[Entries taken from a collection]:
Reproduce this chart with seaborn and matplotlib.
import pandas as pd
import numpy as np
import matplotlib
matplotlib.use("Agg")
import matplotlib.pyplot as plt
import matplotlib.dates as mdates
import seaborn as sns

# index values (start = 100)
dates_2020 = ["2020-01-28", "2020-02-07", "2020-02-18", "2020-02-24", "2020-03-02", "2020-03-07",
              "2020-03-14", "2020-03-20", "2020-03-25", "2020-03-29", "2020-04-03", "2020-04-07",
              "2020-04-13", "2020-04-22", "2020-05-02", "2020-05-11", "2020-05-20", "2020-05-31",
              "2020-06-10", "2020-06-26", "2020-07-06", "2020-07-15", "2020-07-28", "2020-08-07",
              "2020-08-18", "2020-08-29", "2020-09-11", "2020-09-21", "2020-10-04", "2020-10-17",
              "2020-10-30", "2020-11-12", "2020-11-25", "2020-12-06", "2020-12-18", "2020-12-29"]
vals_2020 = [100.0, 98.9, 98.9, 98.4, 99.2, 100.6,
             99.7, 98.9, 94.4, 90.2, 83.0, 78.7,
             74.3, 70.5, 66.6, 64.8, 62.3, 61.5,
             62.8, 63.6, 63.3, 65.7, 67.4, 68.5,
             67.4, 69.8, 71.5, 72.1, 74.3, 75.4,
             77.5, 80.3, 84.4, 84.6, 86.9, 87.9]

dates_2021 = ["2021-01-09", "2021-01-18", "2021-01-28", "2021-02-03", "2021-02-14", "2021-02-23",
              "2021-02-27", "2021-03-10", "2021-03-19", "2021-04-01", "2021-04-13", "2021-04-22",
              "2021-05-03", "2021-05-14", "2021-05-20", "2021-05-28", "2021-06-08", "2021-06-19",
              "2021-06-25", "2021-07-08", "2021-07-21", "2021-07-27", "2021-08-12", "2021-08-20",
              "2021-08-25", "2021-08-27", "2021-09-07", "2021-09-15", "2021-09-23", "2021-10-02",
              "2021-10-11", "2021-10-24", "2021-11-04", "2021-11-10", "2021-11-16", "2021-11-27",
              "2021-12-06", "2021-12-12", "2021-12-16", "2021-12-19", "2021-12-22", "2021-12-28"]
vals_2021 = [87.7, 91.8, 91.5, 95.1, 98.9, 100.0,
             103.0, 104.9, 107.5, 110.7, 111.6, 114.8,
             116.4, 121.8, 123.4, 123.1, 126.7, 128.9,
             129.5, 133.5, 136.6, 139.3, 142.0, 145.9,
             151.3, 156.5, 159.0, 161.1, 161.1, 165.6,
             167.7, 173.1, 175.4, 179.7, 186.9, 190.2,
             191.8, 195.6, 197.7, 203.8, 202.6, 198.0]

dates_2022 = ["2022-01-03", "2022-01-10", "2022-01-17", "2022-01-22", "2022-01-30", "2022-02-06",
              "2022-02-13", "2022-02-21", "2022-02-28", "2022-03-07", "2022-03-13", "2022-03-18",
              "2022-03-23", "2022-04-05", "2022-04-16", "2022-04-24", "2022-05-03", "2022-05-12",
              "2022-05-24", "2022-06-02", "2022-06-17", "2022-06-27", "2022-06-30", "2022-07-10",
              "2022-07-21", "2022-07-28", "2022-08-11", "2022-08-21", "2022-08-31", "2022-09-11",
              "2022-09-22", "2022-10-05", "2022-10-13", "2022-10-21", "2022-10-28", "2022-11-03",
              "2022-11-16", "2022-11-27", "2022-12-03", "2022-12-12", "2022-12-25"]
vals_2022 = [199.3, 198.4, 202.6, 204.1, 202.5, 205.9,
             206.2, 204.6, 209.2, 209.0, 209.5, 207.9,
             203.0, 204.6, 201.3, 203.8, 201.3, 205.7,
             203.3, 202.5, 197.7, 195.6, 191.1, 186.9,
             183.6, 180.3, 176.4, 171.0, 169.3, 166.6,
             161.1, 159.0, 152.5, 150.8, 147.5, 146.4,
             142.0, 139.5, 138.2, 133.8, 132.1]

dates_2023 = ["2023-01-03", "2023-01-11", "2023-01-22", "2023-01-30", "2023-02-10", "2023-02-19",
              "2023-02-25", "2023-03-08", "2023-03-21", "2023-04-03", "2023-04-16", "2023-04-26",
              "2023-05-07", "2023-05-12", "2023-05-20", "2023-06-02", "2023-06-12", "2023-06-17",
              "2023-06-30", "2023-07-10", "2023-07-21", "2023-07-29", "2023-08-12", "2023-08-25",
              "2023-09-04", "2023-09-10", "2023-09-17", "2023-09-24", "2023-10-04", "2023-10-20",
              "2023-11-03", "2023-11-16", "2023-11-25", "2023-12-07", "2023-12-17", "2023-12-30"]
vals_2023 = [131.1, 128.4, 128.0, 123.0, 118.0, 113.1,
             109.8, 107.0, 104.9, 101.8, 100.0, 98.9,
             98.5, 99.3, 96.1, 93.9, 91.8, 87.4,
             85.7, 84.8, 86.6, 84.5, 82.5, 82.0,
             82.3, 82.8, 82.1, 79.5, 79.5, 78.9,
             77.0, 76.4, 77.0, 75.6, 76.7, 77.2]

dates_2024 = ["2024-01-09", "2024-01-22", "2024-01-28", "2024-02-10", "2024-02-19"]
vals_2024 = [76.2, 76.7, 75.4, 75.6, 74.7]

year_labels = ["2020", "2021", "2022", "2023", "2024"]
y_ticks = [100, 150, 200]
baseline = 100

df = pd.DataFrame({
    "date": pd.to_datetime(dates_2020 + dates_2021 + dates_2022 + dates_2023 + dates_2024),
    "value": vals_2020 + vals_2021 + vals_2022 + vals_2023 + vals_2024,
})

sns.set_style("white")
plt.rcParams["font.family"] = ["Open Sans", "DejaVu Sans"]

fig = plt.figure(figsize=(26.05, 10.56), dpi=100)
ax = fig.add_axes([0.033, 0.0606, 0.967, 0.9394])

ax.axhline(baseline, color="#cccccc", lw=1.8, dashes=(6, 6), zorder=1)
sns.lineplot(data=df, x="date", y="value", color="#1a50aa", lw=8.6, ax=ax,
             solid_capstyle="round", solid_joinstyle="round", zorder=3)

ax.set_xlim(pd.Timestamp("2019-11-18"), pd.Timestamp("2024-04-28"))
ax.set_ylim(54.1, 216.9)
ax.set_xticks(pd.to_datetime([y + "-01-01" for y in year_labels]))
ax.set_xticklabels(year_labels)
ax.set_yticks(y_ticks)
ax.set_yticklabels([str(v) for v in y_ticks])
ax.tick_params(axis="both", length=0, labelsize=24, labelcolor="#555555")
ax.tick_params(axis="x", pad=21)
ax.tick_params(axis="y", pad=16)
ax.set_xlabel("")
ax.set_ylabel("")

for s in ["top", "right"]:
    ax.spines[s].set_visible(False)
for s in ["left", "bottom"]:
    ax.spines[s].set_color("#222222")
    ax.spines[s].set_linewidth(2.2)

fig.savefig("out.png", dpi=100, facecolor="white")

---

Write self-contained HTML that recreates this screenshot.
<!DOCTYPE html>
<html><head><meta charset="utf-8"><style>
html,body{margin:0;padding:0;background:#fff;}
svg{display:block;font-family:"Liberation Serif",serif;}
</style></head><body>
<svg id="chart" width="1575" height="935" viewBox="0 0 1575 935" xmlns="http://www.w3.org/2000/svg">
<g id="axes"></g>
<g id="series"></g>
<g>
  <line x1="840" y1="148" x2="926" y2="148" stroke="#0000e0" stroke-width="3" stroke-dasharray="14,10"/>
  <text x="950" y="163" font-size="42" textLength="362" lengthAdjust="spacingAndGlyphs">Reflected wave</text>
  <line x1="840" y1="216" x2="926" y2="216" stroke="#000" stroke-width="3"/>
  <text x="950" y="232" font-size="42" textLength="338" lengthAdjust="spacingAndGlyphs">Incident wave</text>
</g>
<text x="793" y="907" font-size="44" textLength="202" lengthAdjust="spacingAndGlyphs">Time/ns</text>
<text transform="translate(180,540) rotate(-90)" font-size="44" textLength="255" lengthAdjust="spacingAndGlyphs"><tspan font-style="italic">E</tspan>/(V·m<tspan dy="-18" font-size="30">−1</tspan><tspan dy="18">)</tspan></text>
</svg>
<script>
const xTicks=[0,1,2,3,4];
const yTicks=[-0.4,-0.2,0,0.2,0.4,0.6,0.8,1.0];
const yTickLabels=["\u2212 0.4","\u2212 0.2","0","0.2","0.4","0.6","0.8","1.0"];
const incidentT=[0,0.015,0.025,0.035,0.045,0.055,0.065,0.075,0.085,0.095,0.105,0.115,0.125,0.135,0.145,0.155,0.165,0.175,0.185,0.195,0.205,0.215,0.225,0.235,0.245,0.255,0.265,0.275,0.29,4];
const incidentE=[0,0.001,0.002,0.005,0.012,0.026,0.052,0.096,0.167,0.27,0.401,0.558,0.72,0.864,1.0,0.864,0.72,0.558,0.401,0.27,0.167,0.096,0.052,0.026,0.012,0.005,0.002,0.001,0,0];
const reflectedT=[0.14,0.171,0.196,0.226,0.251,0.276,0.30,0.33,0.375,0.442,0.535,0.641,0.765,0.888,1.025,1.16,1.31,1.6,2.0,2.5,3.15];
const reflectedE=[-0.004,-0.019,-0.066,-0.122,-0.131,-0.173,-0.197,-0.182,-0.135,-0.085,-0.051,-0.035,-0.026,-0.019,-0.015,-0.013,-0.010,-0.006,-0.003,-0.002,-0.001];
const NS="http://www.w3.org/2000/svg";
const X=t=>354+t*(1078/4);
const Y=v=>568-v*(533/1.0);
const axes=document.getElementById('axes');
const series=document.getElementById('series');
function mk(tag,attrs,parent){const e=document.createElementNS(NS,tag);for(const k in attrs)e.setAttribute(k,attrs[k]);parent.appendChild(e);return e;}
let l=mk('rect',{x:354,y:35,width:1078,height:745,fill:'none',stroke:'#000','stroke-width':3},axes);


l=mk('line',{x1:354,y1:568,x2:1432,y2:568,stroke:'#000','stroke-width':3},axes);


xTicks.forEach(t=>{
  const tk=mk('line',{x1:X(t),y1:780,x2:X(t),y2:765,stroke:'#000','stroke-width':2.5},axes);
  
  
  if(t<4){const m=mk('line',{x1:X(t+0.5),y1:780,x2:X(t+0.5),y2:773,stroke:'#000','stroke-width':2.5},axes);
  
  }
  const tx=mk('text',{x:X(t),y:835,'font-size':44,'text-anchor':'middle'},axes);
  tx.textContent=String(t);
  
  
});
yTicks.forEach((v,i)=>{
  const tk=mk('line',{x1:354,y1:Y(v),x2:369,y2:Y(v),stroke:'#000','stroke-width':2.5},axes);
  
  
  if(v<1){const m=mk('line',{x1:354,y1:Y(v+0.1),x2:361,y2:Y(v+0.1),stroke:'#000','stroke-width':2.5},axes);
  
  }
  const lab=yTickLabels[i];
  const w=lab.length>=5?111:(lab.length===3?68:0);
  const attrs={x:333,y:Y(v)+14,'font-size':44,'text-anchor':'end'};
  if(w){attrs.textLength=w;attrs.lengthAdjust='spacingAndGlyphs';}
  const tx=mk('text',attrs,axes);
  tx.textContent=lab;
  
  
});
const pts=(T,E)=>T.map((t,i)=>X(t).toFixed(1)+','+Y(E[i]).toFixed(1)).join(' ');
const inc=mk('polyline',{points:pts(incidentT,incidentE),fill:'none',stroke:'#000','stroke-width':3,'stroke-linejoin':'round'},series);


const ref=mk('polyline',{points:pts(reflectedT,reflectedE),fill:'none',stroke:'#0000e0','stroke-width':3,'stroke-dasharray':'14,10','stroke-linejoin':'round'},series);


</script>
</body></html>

[Task instructions]:
Taking the material above, extract exactly and only the lines from the line with "Reproduce this chart" to the line with "import seaborn as sns", inclusive of both.

[Solution to the exercise]:
Reproduce this chart with seaborn and matplotlib.
import pandas as pd
import numpy as np
import matplotlib
matplotlib.use("Agg")
import matplotlib.pyplot as plt
import matplotlib.dates as mdates
import seaborn as sns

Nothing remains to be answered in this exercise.